++++ RECORDED INFORMATION ++++
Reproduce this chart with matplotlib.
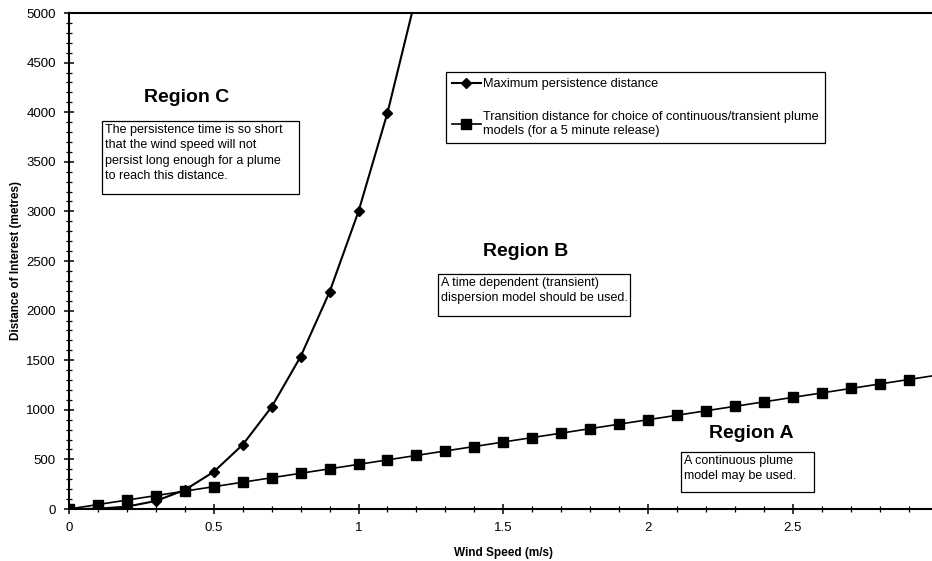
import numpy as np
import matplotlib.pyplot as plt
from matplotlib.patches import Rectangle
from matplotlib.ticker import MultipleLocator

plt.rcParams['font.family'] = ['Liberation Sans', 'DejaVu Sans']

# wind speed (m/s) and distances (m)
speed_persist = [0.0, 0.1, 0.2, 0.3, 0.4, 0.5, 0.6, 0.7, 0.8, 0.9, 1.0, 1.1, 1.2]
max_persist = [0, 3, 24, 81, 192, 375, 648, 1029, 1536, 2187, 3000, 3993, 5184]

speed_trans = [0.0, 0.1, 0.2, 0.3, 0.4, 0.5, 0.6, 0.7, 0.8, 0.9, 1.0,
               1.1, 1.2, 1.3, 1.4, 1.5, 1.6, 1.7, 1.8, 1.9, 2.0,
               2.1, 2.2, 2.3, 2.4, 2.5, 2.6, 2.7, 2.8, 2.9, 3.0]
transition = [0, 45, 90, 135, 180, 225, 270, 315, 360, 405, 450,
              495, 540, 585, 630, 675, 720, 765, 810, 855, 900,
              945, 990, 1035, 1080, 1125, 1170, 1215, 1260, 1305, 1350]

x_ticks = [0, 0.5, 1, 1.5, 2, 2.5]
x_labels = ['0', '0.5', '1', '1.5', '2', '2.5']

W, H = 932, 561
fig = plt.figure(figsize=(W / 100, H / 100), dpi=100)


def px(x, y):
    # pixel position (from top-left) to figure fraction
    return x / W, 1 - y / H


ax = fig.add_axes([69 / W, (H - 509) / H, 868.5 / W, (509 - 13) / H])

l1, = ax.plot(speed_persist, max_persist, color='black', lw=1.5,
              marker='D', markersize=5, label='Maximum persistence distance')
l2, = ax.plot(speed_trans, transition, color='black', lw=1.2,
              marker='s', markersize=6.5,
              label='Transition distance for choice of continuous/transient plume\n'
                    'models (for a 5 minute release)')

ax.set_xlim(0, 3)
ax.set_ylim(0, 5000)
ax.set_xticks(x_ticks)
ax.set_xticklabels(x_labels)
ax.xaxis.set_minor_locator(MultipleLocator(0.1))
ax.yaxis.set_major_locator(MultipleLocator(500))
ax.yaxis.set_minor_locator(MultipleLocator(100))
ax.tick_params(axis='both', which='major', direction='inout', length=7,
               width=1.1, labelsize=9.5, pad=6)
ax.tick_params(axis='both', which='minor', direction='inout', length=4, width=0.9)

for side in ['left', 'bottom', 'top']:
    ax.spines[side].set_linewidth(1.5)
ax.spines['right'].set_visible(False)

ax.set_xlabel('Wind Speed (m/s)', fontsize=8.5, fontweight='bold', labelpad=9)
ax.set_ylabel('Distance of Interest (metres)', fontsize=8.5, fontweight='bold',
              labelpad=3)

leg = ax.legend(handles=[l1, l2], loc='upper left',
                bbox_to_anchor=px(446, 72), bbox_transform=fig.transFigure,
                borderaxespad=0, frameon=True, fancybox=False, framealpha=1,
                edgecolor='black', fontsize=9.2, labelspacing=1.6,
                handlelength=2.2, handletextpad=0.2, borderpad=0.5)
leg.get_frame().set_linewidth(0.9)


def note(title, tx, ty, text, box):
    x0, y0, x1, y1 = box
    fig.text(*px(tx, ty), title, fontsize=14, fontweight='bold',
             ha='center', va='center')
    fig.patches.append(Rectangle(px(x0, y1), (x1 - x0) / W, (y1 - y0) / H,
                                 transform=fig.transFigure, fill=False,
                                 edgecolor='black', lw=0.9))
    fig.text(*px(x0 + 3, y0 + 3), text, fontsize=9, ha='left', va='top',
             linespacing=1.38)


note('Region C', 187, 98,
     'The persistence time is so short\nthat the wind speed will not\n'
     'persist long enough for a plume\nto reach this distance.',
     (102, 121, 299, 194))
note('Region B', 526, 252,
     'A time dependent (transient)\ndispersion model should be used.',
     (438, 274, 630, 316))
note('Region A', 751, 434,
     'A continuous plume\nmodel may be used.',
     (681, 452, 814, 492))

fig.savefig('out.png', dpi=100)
++++
++++ RECORDED INFORMATION ++++
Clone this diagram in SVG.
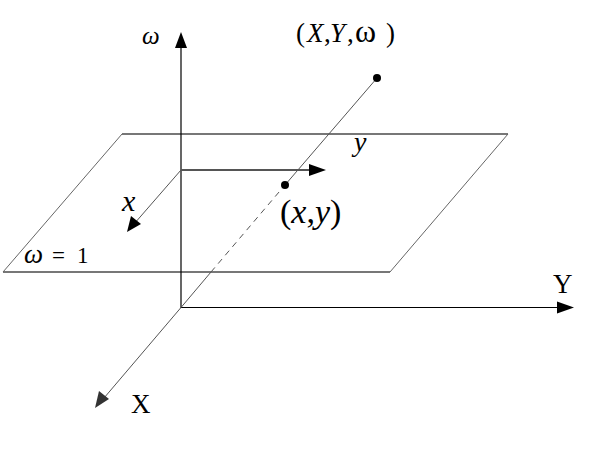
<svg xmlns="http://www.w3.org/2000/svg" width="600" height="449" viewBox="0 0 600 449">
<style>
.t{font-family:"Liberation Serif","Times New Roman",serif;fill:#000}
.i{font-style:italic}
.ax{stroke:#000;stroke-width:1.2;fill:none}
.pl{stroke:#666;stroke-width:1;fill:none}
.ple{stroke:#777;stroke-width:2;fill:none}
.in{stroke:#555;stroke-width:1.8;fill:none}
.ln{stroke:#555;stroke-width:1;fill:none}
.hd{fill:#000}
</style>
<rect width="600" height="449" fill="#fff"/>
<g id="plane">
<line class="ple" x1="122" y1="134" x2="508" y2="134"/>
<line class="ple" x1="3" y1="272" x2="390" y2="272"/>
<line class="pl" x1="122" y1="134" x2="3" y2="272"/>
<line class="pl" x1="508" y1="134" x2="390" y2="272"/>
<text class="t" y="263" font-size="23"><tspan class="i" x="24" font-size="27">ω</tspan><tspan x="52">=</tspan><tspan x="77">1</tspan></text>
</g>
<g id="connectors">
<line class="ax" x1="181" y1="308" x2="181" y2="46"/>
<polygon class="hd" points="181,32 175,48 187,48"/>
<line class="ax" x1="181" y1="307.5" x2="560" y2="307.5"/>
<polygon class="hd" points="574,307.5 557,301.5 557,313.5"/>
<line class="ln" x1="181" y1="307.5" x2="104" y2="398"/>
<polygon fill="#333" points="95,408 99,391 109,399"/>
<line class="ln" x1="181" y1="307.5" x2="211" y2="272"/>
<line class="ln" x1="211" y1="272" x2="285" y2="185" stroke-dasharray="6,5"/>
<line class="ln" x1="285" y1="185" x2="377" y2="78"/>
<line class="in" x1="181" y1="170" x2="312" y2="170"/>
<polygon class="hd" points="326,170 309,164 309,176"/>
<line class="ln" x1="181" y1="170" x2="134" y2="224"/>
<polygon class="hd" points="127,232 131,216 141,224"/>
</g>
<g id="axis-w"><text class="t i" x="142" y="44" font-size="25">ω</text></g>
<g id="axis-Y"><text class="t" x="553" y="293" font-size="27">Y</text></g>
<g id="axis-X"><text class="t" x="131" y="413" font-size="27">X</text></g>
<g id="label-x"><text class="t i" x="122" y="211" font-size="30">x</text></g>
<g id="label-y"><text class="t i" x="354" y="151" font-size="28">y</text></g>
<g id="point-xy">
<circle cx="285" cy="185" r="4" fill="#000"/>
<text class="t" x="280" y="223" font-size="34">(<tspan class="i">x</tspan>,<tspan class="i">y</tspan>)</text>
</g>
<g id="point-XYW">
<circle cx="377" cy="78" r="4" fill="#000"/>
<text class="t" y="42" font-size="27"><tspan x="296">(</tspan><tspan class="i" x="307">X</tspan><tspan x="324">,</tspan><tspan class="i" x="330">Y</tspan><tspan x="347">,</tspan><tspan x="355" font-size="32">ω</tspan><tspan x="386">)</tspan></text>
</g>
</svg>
++++
++++ RECORDED INFORMATION ++++
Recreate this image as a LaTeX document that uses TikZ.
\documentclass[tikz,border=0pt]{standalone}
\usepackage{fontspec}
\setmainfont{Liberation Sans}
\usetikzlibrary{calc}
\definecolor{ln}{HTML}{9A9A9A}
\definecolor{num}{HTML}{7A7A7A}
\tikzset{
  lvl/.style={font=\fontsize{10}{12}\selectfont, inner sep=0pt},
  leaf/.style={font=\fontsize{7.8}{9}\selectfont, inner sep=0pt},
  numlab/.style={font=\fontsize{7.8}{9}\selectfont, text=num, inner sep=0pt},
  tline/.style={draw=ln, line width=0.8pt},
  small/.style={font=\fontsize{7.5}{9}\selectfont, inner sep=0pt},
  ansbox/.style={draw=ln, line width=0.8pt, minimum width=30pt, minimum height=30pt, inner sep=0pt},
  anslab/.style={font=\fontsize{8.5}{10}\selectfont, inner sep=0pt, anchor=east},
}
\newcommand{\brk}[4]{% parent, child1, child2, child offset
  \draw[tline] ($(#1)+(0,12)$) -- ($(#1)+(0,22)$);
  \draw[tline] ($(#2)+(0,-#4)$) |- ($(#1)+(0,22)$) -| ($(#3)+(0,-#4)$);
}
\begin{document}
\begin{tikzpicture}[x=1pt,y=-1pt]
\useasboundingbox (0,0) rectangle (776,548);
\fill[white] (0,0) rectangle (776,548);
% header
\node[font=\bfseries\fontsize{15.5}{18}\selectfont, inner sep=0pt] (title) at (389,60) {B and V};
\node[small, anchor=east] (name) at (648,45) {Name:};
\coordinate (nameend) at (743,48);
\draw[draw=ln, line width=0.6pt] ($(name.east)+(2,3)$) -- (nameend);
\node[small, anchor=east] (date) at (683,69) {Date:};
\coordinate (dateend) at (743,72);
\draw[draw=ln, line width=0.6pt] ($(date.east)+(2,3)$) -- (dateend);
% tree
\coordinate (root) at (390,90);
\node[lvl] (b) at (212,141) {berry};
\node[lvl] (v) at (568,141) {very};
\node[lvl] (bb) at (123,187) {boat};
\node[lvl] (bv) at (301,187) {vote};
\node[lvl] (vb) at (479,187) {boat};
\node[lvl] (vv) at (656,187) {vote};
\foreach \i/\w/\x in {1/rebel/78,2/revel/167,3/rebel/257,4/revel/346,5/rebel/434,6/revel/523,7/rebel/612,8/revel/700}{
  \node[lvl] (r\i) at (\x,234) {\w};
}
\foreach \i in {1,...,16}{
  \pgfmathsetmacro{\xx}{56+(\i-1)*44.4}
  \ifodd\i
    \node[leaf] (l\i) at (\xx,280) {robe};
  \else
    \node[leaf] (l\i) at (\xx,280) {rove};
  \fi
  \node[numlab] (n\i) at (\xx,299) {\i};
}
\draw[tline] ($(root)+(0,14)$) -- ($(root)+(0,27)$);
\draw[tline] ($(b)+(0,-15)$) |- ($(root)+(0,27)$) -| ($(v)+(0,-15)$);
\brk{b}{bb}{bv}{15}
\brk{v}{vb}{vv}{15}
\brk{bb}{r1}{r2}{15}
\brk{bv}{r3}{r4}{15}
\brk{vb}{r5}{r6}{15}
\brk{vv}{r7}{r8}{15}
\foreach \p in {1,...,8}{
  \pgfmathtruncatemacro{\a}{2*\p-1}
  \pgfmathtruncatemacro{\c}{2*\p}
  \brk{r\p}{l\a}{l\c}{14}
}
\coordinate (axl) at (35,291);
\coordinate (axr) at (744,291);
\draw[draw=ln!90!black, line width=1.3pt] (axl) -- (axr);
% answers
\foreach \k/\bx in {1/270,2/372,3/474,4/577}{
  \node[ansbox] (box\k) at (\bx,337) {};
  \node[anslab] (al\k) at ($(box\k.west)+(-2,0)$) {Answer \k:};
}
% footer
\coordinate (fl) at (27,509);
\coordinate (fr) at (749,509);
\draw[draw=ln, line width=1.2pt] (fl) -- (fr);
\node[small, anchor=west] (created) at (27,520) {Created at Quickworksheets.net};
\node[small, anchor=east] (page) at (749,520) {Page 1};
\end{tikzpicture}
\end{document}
++++
* THE PROBLEM:
Copy out, exactly, every line from the one that contains "Reproduce this chart with matplotlib." through the one that contains "plt.rcParams['font.family'] = ['Liberation". Pictures stay out of the copy.

* EXERCISE ANSWER:
Reproduce this chart with matplotlib.
import numpy as np
import matplotlib.pyplot as plt
from matplotlib.patches import Rectangle
from matplotlib.ticker import MultipleLocator

plt.rcParams['font.family'] = ['Liberation Sans', 'DejaVu Sans']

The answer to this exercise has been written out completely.